Réactions des autorités et leurs recommandations
Après ce large tour d’horizon, mais cependant non-exhaustif, de la criminalité financière en ces temps de pandémie, il est légitime de se demander quelle est la réaction des autorités face à l’émergence de cette criminalité et si celles-ci émettent des recommandations ou conseils.
Au niveau international, INTERPOL mentionne alerter périodiquement ses membres au sujet des menaces rencontrées. De même, cette organisation a publié un rapport et un guide à ce sujet destinés aux différents services de police. De plus, elle informe régulièrement le public sur son site internet, Twitter, Facebook et LinkedIn (https://www.interpol.int/fr/Actualites-et-evenements/Actualites/2020/Prevenir-la-criminalite-et-proteger-la-police-INTERPOL-publie-une-evaluation-des-menaces-mondiales-liees-au-COVID-19; le lien internet concernant le soutien d’INTERPOL au public est : https://www.interpol.int/fr/Notre-action/COVID-19).

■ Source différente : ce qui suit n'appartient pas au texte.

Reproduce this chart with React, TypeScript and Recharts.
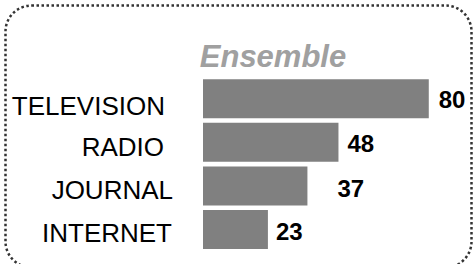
import React from 'react';
import { BarChart, Bar, XAxis, YAxis, LabelList } from 'recharts';

const categories = ['TELEVISION', 'RADIO', 'JOURNAL', 'INTERNET'];
const values = [80, 48, 37, 23];
const title = 'Ensemble';

const data = categories.map((name, i) => ({ name, value: values[i] }));

const FONT = "'Liberation Sans', Arial, sans-serif";

// small per-label placement tweaks (style only)
const labelDx: Record<string, number> = { TELEVISION: 10, RADIO: 9, JOURNAL: 30, INTERNET: 8 };
const labelDy: Record<string, number> = { TELEVISION: 1, RADIO: 1, JOURNAL: 3, INTERNET: 2 };
const tickEnd: Record<string, number> = { TELEVISION: 165, RADIO: 164, JOURNAL: 173, INTERNET: 172 };
const tickDy: Record<string, number> = { TELEVISION: 7, RADIO: 5, JOURNAL: 4, INTERNET: 3.5 };

const ValueLabel = (props: any) => {
  const { x, y, width, height, value, index } = props;
  const name = categories[index];
  return (
    <text
      x={x + width + (labelDx[name] ?? 10)}
      y={y + height / 2 + (labelDy[name] ?? 0)}
      dominantBaseline="central"
      textAnchor="start"
      fontFamily={FONT}
      fontWeight="bold"
      fontSize={24}
      fill="#000"
    >
      {value}
    </text>
  );
};

const CategoryTick = (props: any) => {
  const { y, payload } = props;
  const name = payload.value as string;
  return (
    <text
      x={tickEnd[name] ?? 168}
      y={y + (tickDy[name] ?? 4)}
      dominantBaseline="central"
      textAnchor="end"
      fontFamily={FONT}
      fontSize={26}
      fill="#000"
    >
      {name}
    </text>
  );
};

export default function App() {
  return (
    <div style={{ position: 'absolute', left: 0, top: 0, width: 473, height: 264, background: '#fff', overflow: 'hidden' }}>
      <svg width={473} height={264} style={{ position: 'absolute', left: 0, top: 0 }}>
        <rect x={5.5} y={5.5} width={466} height={262} rx={26} ry={26} fill="none" stroke="#333" strokeWidth={2.5} strokeDasharray="2.5 2.5" />
        <text
          x={273}
          y={67}
          textAnchor="middle"
          fontFamily={FONT}
          fontWeight="bold"
          fontStyle="italic"
          fontSize={31}
          fill="#a0a0a0"
        >
          {title}
        </text>
      </svg>
      <div style={{ position: 'absolute', left: 0, top: 0 }}>
        <BarChart
          width={473}
          height={264}
          data={data}
          layout="vertical"
          margin={{ top: 77, right: 16, bottom: 12.5, left: 0 }}
          barCategoryGap="5%"
        >
          <XAxis type="number" domain={[0, 90]} hide />
          <YAxis
            type="category"
            dataKey="name"
            width={203}
            axisLine={false}
            tickLine={false}
            tickSize={0}
            tickMargin={33}
            interval={0}
            tick={<CategoryTick />}
          />
          <Bar dataKey="value" fill="#808080" isAnimationActive={false}>
            <LabelList dataKey="value" content={ValueLabel} />
          </Bar>
        </BarChart>
      </div>
    </div>
  );
}
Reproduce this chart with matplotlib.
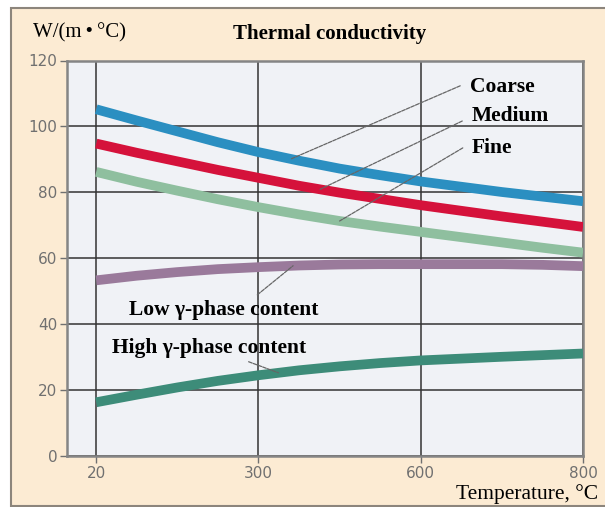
import numpy as np
import matplotlib
matplotlib.use("Agg")
import matplotlib.pyplot as plt
from matplotlib.patches import Rectangle

# temperature ticks are evenly spaced on the chart even though values are not
tick_temps = [20, 300, 600, 800]
tick_pos = [0, 1, 2, 3]

temps = [20, 90, 160, 230, 300, 375, 450, 525, 600, 700, 750, 800]
coarse = [105.2, 101.8, 98.5, 95.2, 92.2, 89.6, 87.2, 85.2, 83.3, 80.1, 78.7, 77.3]
medium = [94.8, 92.0, 89.4, 86.8, 84.4, 82.0, 79.9, 78.0, 76.1, 72.7, 71.1, 69.5]
fine = [86.2, 83.2, 80.5, 77.9, 75.5, 73.3, 71.3, 69.6, 68.0, 64.8, 63.2, 61.7]
low_gamma = [53.3, 54.7, 55.8, 56.7, 57.3, 57.8, 58.1, 58.2, 58.2, 58.2, 58.0, 57.6]
high_gamma = [16.3, 18.6, 20.8, 22.8, 24.5, 26.0, 27.2, 28.2, 29.0, 30.1, 30.6, 31.1]

y_ticks = [0, 20, 40, 60, 80, 100, 120]


def to_pos(t):
    return np.interp(t, tick_temps, tick_pos)


def on_curve(vals, t):
    return (to_pos(t), np.interp(t, temps, vals))


serif = ["Liberation Serif", "DejaVu Serif"]

fig = plt.figure(figsize=(6.05, 5.07), dpi=100, facecolor="white")
fig.patches.append(Rectangle((11 / 605, 1 / 507), 1, 498 / 507, transform=fig.transFigure,
                             facecolor="#fcebd3", edgecolor="#8c857c", lw=1.5, zorder=-5))

ax = fig.add_axes([67 / 605, 51 / 507, 516 / 605, 395.5 / 507])
ax.set_zorder(2)
ax.set_facecolor("#f0f2f6")

series = [
    (coarse, "#2b8fc1"),
    (medium, "#d5123b"),
    (fine, "#8fbf9f"),
    (low_gamma, "#9a7a9b"),
    (high_gamma, "#3d8c79"),
]
xs = to_pos(temps)
for vals, col in series:
    ax.plot(xs, vals, color=col, lw=7, solid_capstyle="butt", zorder=3)

ax.set_xlim(-0.18, 3)
ax.set_ylim(0, 120)
ax.set_xticks(tick_pos)
ax.set_xticklabels([str(t) for t in tick_temps])
ax.set_yticks(y_ticks)
ax.grid(True, color="#333333", lw=1.1, zorder=1)
ax.set_axisbelow(True)
for s in ax.spines.values():
    s.set_color("#858585")
    s.set_linewidth(1.8)
ax.tick_params(colors="#707070", labelcolor="#707070", labelsize=11, length=5, width=1, pad=2)

# leader lines, from label to curve
lead = dict(arrowstyle="-", color="#666666", lw=0.9, linestyle=(0, (3, 1)),
            shrinkA=0, shrinkB=0)
bold = dict(fontfamily=serif, fontweight="bold", fontsize=15.5, color="black")

ax.annotate("", xy=on_curve(coarse, 360), xytext=(0.762, 0.936),
            textcoords="axes fraction", arrowprops=lead, zorder=4)
ax.annotate("", xy=on_curve(medium, 414), xytext=(0.766, 0.847),
            textcoords="axes fraction", arrowprops=lead, zorder=4)
ax.annotate("", xy=on_curve(fine, 450), xytext=(0.767, 0.779),
            textcoords="axes fraction", arrowprops=lead, zorder=4)
ax.annotate("", xy=on_curve(low_gamma, 364), xytext=(to_pos(298), 48.9),
            arrowprops=lead, zorder=4)
ax.annotate("", xy=on_curve(high_gamma, 337), xytext=(to_pos(283), 28.6),
            arrowprops=lead, zorder=4)

ax.text(0.781, 0.933, "Coarse", transform=ax.transAxes, va="center", **bold)
ax.text(0.785, 0.860, "Medium", transform=ax.transAxes, va="center", **bold)
ax.text(0.785, 0.779, "Fine", transform=ax.transAxes, va="center", **bold)
ax.text(0.120, 0.369, "Low γ-phase content", transform=ax.transAxes, va="center", **bold)
ax.text(0.087, 0.273, "High γ-phase content", transform=ax.transAxes, va="center", **bold)

fig.text(33 / 605, 1 - 33 / 507, "W/(m\u2009\u2022\u2009°C)", fontfamily=serif, fontsize=15,
         va="center")
fig.text(330 / 605, 1 - 34 / 507, "Thermal conductivity", fontfamily=serif, fontsize=15,
         fontweight="bold", ha="center", va="center")
fig.text(598 / 605, 1 - 494 / 507, "Temperature, °C", fontfamily=serif, fontsize=15.5,
         ha="right", va="center")

fig.savefig("out.png", dpi=100, facecolor=fig.get_facecolor())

En suisse, les différentes polices cantonales diffusent sur leur site internet et par les réseaux sociaux des recommandations, ainsi qu’une sensibilisation à la problématique (Exemples : https://www.policevalais.ch/communiques-pour-les-medias/coronavirus-attention-aux-arnaques/; https://votrepolice.ch/cybercriminalite/cybercriminalite-et-coronavirus/). La Centrale d’enregistrement et d’analyse pour la sûreté de l’information (MELANI) émet également des recommandations générales (https://www.melani.admin.ch/melani/fr/home/themen/covid-19.html).
Conclusion
Autant les malfaiteurs isolés que les organisations criminelles d’envergure ont trouvé, en ces temps de pandémie, de nouvelles opportunités de s’enrichir en exerçant leurs activités criminelles tout en n’étant pas obligés de modifier de manière significative leurs modes opératoires.
Il est donc possible de dire que la crise engendrée par le Covid-19 a été bénéfique à la criminalité économique.
Face à cette vague de criminalité à multiples facettes, les autorités ont su réagir en se coordonnant et en diffusant de nombreux conseils sur internet et par les réseaux sociaux afin que le grand public soit sensibilisé aux risques et sache comment réagir face à une menace.
En effet, en matière de criminalité économique, mieux vaut prévenir que guérir.
On rappellera que l’Institut de lutte contre la criminalité économique (ILCE) mène actuellement une étude sur les fraudes et les abus économiques liés au Covid-19. Les témoins ou lésés d’une fraude, d’un acte de cybercriminalité ou d’un abus économique lié au COVID-19 peuvent partager leur vécu sur le site dédié www.coronafraude.ch.